● Provided data:
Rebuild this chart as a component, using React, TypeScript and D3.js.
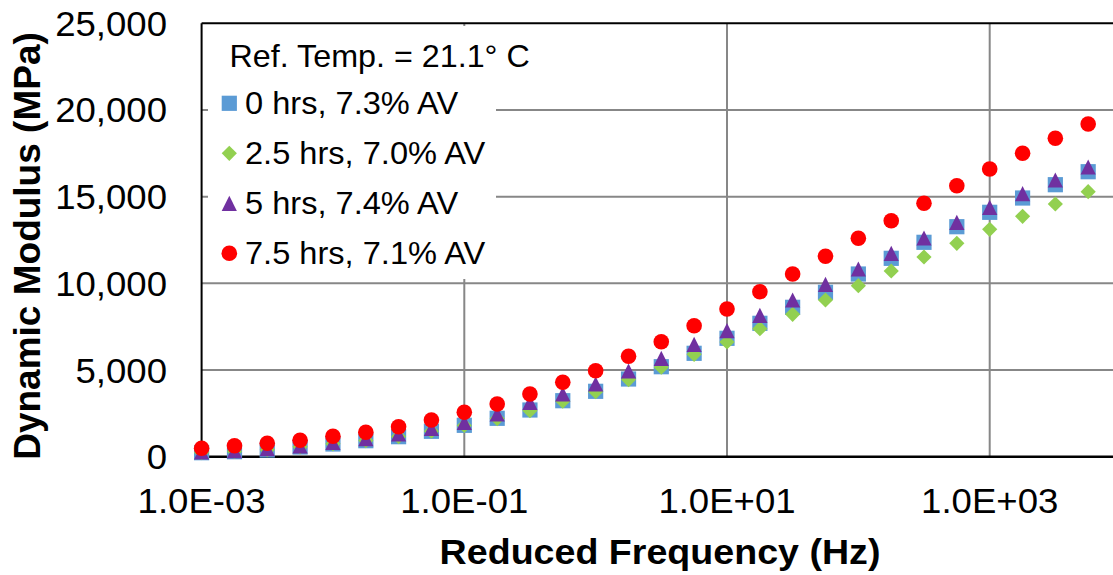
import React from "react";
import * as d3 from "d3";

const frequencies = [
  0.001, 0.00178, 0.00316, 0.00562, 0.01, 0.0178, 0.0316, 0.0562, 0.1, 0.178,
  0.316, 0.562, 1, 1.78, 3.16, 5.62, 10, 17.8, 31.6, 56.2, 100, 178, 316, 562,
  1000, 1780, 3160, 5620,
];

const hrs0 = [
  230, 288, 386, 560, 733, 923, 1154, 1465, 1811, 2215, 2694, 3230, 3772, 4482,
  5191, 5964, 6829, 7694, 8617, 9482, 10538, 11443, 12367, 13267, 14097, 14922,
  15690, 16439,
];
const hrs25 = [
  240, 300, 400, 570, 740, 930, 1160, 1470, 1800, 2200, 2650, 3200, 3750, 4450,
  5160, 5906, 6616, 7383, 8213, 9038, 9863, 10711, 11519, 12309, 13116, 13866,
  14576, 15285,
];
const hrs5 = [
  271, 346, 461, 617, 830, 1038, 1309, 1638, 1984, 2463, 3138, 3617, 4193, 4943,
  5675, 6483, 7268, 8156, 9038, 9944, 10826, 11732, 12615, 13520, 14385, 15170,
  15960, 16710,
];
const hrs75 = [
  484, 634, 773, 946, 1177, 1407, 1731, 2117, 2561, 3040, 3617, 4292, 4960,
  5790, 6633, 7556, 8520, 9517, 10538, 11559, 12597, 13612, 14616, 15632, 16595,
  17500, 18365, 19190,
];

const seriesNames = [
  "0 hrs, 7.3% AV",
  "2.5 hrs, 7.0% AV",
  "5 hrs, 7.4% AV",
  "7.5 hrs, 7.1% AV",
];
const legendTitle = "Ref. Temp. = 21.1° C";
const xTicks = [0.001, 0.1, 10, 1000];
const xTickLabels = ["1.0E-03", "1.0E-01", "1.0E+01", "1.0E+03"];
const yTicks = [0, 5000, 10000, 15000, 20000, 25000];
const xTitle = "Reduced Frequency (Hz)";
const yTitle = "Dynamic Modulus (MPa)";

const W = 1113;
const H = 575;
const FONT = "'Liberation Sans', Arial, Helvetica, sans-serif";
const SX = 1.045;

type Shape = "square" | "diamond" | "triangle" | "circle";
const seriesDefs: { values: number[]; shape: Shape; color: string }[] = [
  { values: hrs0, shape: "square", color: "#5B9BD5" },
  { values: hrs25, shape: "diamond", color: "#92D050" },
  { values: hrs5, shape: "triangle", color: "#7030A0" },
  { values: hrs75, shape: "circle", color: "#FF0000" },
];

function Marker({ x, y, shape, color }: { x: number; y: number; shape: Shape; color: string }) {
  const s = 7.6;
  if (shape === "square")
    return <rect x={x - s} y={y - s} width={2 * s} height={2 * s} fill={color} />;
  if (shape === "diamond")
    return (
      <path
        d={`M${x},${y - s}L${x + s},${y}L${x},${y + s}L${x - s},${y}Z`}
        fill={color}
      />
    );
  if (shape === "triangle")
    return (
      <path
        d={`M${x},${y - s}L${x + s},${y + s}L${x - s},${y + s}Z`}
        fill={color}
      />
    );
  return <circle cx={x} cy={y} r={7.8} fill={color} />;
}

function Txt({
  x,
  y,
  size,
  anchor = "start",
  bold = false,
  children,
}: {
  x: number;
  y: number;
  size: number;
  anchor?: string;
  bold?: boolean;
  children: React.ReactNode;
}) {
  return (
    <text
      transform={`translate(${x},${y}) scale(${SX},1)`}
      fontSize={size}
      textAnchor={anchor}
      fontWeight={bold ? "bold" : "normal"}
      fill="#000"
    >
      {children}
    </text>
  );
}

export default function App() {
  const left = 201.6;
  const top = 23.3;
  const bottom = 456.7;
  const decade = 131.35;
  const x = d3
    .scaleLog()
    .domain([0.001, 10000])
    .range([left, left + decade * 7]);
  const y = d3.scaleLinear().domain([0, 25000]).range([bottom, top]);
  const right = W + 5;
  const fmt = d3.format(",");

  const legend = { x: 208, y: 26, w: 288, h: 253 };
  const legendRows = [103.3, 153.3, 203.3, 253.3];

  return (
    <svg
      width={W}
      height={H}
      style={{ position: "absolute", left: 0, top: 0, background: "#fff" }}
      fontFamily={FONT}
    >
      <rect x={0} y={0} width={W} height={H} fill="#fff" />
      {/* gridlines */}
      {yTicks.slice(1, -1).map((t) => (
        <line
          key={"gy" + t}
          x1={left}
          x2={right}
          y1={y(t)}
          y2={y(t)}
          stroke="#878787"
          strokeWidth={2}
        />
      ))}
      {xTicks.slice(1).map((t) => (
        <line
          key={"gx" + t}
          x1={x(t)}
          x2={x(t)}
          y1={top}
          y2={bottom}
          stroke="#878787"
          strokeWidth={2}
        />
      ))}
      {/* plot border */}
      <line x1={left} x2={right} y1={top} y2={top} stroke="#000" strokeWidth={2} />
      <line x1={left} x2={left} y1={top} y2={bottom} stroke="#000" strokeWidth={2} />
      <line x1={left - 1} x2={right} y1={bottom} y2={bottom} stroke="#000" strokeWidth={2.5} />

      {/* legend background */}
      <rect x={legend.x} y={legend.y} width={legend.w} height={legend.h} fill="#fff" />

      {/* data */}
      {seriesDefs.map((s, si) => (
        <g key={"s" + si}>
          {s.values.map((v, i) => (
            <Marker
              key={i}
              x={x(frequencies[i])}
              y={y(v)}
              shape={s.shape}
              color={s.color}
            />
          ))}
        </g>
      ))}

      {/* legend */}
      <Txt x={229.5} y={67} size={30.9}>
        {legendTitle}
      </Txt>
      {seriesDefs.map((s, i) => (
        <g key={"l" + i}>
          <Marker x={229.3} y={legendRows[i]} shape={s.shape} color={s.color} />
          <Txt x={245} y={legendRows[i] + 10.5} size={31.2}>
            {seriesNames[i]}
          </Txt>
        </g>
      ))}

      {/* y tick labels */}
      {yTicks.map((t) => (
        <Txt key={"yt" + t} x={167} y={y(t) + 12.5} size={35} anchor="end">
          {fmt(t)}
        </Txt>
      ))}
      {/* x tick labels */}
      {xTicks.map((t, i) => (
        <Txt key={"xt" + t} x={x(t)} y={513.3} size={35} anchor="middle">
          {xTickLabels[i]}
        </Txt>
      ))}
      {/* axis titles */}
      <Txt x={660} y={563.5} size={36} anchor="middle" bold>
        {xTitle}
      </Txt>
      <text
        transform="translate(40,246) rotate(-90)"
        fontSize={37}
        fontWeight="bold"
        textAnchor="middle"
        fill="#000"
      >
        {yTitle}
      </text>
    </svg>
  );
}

● Set task:
Without the pictures, print the whole listing exactly as given.

● Final answer:
Rebuild this chart as a component, using React, TypeScript and D3.js.
import React from "react";
import * as d3 from "d3";

const frequencies = [
  0.001, 0.00178, 0.00316, 0.00562, 0.01, 0.0178, 0.0316, 0.0562, 0.1, 0.178,
  0.316, 0.562, 1, 1.78, 3.16, 5.62, 10, 17.8, 31.6, 56.2, 100, 178, 316, 562,
  1000, 1780, 3160, 5620,
];

const hrs0 = [
  230, 288, 386, 560, 733, 923, 1154, 1465, 1811, 2215, 2694, 3230, 3772, 4482,
  5191, 5964, 6829, 7694, 8617, 9482, 10538, 11443, 12367, 13267, 14097, 14922,
  15690, 16439,
];
const hrs25 = [
  240, 300, 400, 570, 740, 930, 1160, 1470, 1800, 2200, 2650, 3200, 3750, 4450,
  5160, 5906, 6616, 7383, 8213, 9038, 9863, 10711, 11519, 12309, 13116, 13866,
  14576, 15285,
];
const hrs5 = [
  271, 346, 461, 617, 830, 1038, 1309, 1638, 1984, 2463, 3138, 3617, 4193, 4943,
  5675, 6483, 7268, 8156, 9038, 9944, 10826, 11732, 12615, 13520, 14385, 15170,
  15960, 16710,
];
const hrs75 = [
  484, 634, 773, 946, 1177, 1407, 1731, 2117, 2561, 3040, 3617, 4292, 4960,
  5790, 6633, 7556, 8520, 9517, 10538, 11559, 12597, 13612, 14616, 15632, 16595,
  17500, 18365, 19190,
];

const seriesNames = [
  "0 hrs, 7.3% AV",
  "2.5 hrs, 7.0% AV",
  "5 hrs, 7.4% AV",
  "7.5 hrs, 7.1% AV",
];
const legendTitle = "Ref. Temp. = 21.1° C";
const xTicks = [0.001, 0.1, 10, 1000];
const xTickLabels = ["1.0E-03", "1.0E-01", "1.0E+01", "1.0E+03"];
const yTicks = [0, 5000, 10000, 15000, 20000, 25000];
const xTitle = "Reduced Frequency (Hz)";
const yTitle = "Dynamic Modulus (MPa)";

const W = 1113;
const H = 575;
const FONT = "'Liberation Sans', Arial, Helvetica, sans-serif";
const SX = 1.045;

type Shape = "square" | "diamond" | "triangle" | "circle";
const seriesDefs: { values: number[]; shape: Shape; color: string }[] = [
  { values: hrs0, shape: "square", color: "#5B9BD5" },
  { values: hrs25, shape: "diamond", color: "#92D050" },
  { values: hrs5, shape: "triangle", color: "#7030A0" },
  { values: hrs75, shape: "circle", color: "#FF0000" },
];

function Marker({ x, y, shape, color }: { x: number; y: number; shape: Shape; color: string }) {
  const s = 7.6;
  if (shape === "square")
    return <rect x={x - s} y={y - s} width={2 * s} height={2 * s} fill={color} />;
  if (shape === "diamond")
    return (
      <path
        d={`M${x},${y - s}L${x + s},${y}L${x},${y + s}L${x - s},${y}Z`}
        fill={color}
      />
    );
  if (shape === "triangle")
    return (
      <path
        d={`M${x},${y - s}L${x + s},${y + s}L${x - s},${y + s}Z`}
        fill={color}
      />
    );
  return <circle cx={x} cy={y} r={7.8} fill={color} />;
}

function Txt({
  x,
  y,
  size,
  anchor = "start",
  bold = false,
  children,
}: {
  x: number;
  y: number;
  size: number;
  anchor?: string;
  bold?: boolean;
  children: React.ReactNode;
}) {
  return (
    <text
      transform={`translate(${x},${y}) scale(${SX},1)`}
      fontSize={size}
      textAnchor={anchor}
      fontWeight={bold ? "bold" : "normal"}
      fill="#000"
    >
      {children}
    </text>
  );
}

export default function App() {
  const left = 201.6;
  const top = 23.3;
  const bottom = 456.7;
  const decade = 131.35;
  const x = d3
    .scaleLog()
    .domain([0.001, 10000])
    .range([left, left + decade * 7]);
  const y = d3.scaleLinear().domain([0, 25000]).range([bottom, top]);
  const right = W + 5;
  const fmt = d3.format(",");

  const legend = { x: 208, y: 26, w: 288, h: 253 };
  const legendRows = [103.3, 153.3, 203.3, 253.3];

  return (
    <svg
      width={W}
      height={H}
      style={{ position: "absolute", left: 0, top: 0, background: "#fff" }}
      fontFamily={FONT}
    >
      <rect x={0} y={0} width={W} height={H} fill="#fff" />
      {/* gridlines */}
      {yTicks.slice(1, -1).map((t) => (
        <line
          key={"gy" + t}
          x1={left}
          x2={right}
          y1={y(t)}
          y2={y(t)}
          stroke="#878787"
          strokeWidth={2}
        />
      ))}
      {xTicks.slice(1).map((t) => (
        <line
          key={"gx" + t}
          x1={x(t)}
          x2={x(t)}
          y1={top}
          y2={bottom}
          stroke="#878787"
          strokeWidth={2}
        />
      ))}
      {/* plot border */}
      <line x1={left} x2={right} y1={top} y2={top} stroke="#000" strokeWidth={2} />
      <line x1={left} x2={left} y1={top} y2={bottom} stroke="#000" strokeWidth={2} />
      <line x1={left - 1} x2={right} y1={bottom} y2={bottom} stroke="#000" strokeWidth={2.5} />

      {/* legend background */}
      <rect x={legend.x} y={legend.y} width={legend.w} height={legend.h} fill="#fff" />

      {/* data */}
      {seriesDefs.map((s, si) => (
        <g key={"s" + si}>
          {s.values.map((v, i) => (
            <Marker
              key={i}
              x={x(frequencies[i])}
              y={y(v)}
              shape={s.shape}
              color={s.color}
            />
          ))}
        </g>
      ))}

      {/* legend */}
      <Txt x={229.5} y={67} size={30.9}>
        {legendTitle}
      </Txt>
      {seriesDefs.map((s, i) => (
        <g key={"l" + i}>
          <Marker x={229.3} y={legendRows[i]} shape={s.shape} color={s.color} />
          <Txt x={245} y={legendRows[i] + 10.5} size={31.2}>
            {seriesNames[i]}
          </Txt>
        </g>
      ))}

      {/* y tick labels */}
      {yTicks.map((t) => (
        <Txt key={"yt" + t} x={167} y={y(t) + 12.5} size={35} anchor="end">
          {fmt(t)}
        </Txt>
      ))}
      {/* x tick labels */}
      {xTicks.map((t, i) => (
        <Txt key={"xt" + t} x={x(t)} y={513.3} size={35} anchor="middle">
          {xTickLabels[i]}
        </Txt>
      ))}
      {/* axis titles */}
      <Txt x={660} y={563.5} size={36} anchor="middle" bold>
        {xTitle}
      </Txt>
      <text
        transform="translate(40,246) rotate(-90)"
        fontSize={37}
        fontWeight="bold"
        textAnchor="middle"
        fill="#000"
      >
        {yTitle}
      </text>
    </svg>
  );
}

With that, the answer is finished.